The land was acquired in 1868 by Colonel de Quincy, who named it “Weston Lea” after his grandmother’s English home, near Bath. In 1887, Fitzroy Peacocke, a son of Captain Peacocke, bought the land from the Colonel, who was step-father of his wife, Florence Henrietta. However, they didn't move there until 1889 and the farm was for sale 3 years later. Their son, Egerton Peacocke, took on the farm in 1905 and cleared much of the bush to form a dairy farm. His brother Noel, an architect, designed a new homestead, built in 1912.

==Demographics==
The statistical area, which was called Peacockes for the 2018 Census and renamed Peacocke for 2023, covers 6.93 km2 and had an estimated population of as of with a population density of people per km^{2}.
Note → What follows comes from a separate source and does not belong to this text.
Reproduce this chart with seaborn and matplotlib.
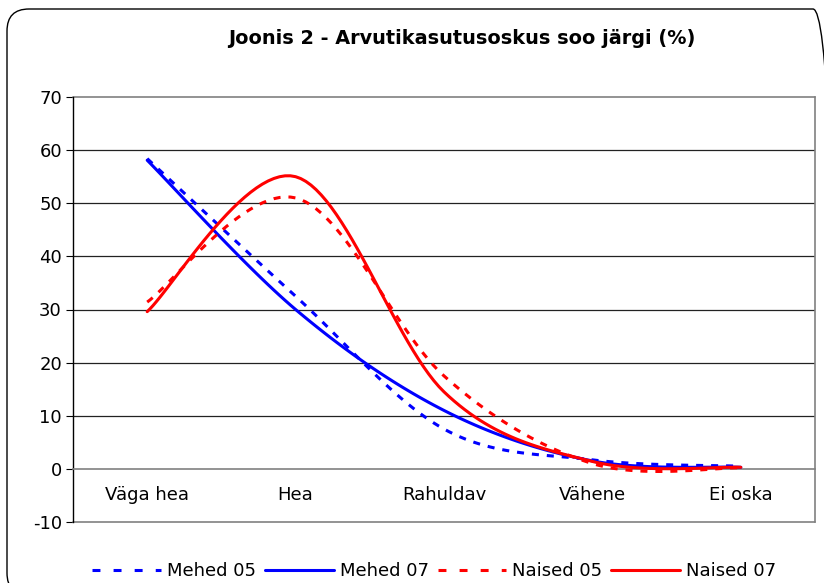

Peacocke had a population of 369 in the 2023 New Zealand census, an increase of 21 people (6.0%) since the 2018 census, and an increase of 42 people (12.8%) since the 2013 census. There were 180 males and 186 females in 123 dwellings. 3.3% of people identified as LGBTIQ+. The median age was 42.6 years (compared with 38.1 years nationally). There were 75 people (20.3%) aged under 15 years, 60 (16.3%) aged 15 to 29, 165 (44.7%) aged 30 to 64, and 69 (18.7%) aged 65 or older.

People could identify as more than one ethnicity. The results were 78.0% European (Pākehā); 22.0% Māori; 4.1% Pasifika; 13.8% Asian; 0.8% Middle Eastern, Latin American and African New Zealanders (MELAA); and 0.8% other, which includes people giving their ethnicity as "New Zealander". English was spoken by 97.6%, Māori language by 4.1%, Samoan by 0.8%, and other languages by 13.8%. No language could be spoken by 3.3% (e.g. too young to talk). New Zealand Sign Language was known by 0.8%. The percentage of people born overseas was 21.1, compared with 28.8% nationally.

Religious affiliations were 34.1% Christian, 1.6% Hindu, 1.6% Islam, 0.8% Māori religious beliefs, and 0.8% other religions. People who answered that they had no religion were 56.9%, and 4.1% of people did not answer the census question.

Of those at least 15 years old, 99 (33.7%) people had a bachelor's or higher degree, 141 (48.0%) had a post-high school certificate or diploma, and 57 (19.4%) people exclusively held high school qualifications. The median income was $53,000, compared with $41,500 nationally. 63 people (21.4%) earned over $100,000 compared to 12.1% nationally. The employment status of those at least 15 was that 147 (50.0%) people were employed full-time, 27 (9.2%) were part-time, and 6 (2.0%) were unemployed.